Aurea mediocritas

Me tomo un café y decido aprovechar la lucidez efímera que me produce la cafeína para hacer algo novedoso. Elijo, para ello, subirme en el primer autobús que encuentro. Intencionadamente, procuro no fijarme en el número de línea ni en su destino, pues el café me ha impregnado de un espíritu muy aventurero. Pero en el momento de abrirse las puertas un estridente altavoz me señala el destino y el número de línea, a modo de fastidioso futurólogo que va contando por ahí a la gente y sin su permiso el día aciago de su defunción. Me pregunto por qué, pero sé que ningún argumento, por bueno que sea, resiste más de tres o cuatro porqués. Lean, si se atreven, «El tres de septiembre», relato del libro Palabras y sangre, de Giovanni Papini. La ironía socrática, la mayéutica socrática y la impotencia socrática. Hablan de un Sócrates racionalista los que olvidan la sombra que le soplaba al oído. El nihilismo es una pose fantasmal, conocer la nada y no quererla. Cuenta alguien que Vila-Matas embarulló tanto a los personajes de una larga novela que estaba escribiendo que hasta olvidó quiénes eran y qué hacían. A una mujer muerta la hizo reaparecer a la hora de cenar. Y el día en que se suponía que el asesino iba a ser electrocutado, le hizo comprar flores para una niña. Yo, que soy un pésimo lector de novelas, seguro que no me habría dado ni cuenta.

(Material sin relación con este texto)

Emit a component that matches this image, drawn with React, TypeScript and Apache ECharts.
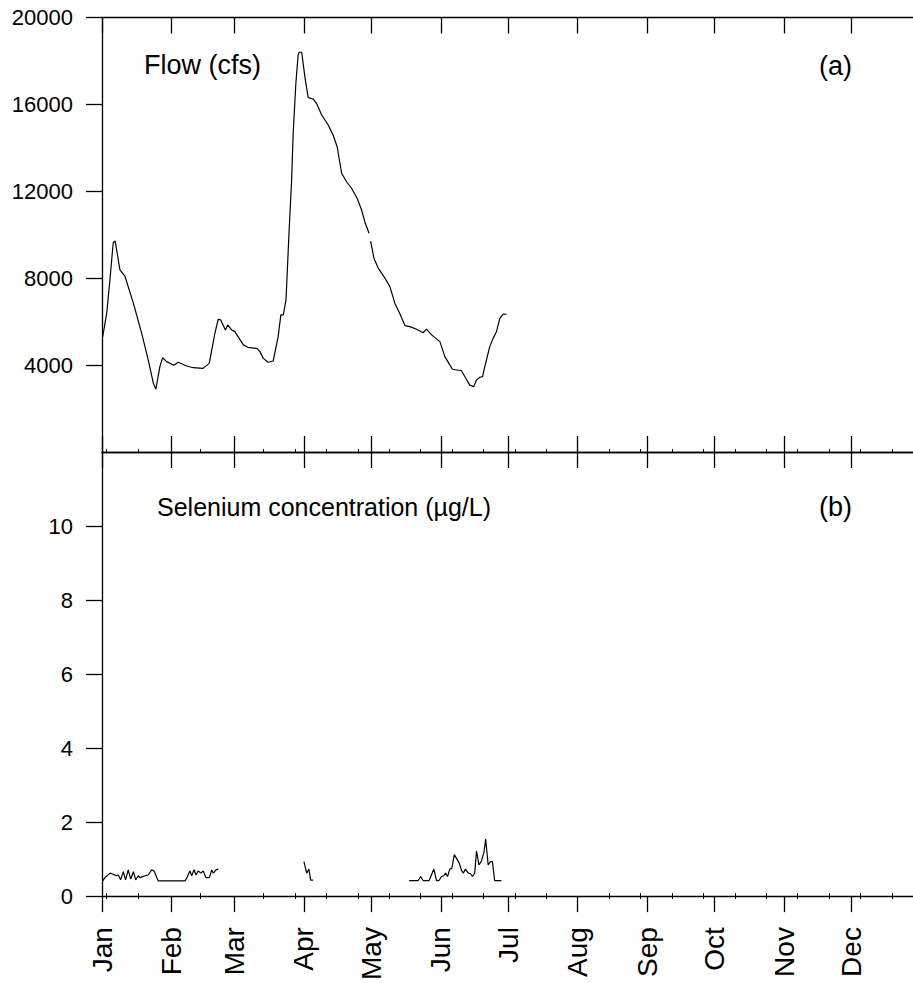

En fin, me siento al lado de un viajero, que lleva un libro y un cuaderno, decidido a espiar sus movimientos mientras me imagino cuál será su posición sobre el sentido de la vida. Pese a mis esfuerzos, no consigo ver el título del libro, ocultado por el cuaderno que lleva abierto sobre sus piernas. ¿Significará esto que va a ponerse a escribir? Tras un momento de serias dudas, mi vecino de asiento dramatiza un profundo suspiro y saca del bolsillo una pluma estilográfica azulada. Con la parsimonia propia de quién va a escribir grandes frases, desenrosca la capucha, la inserta en la parte opuesta a la plumilla y se dispone a garabatear. En ese instante, mi corazón parece dispararse ante la expectante incertidumbre del momento:

«Ex nihilo nihil fit», escribe.

«De la nada, nada sale». Y, mirándome de reojo —imagino—, cierra el cuaderno en mis propias narices y ante mi estupefacta mirada.

Pasadas dos o tres paradas y tras una profunda reflexión, me bajo del autobús dispuesto a aplaudir, pero un señor con bastón me mira y, silbando, decido regresar disimulando a casa.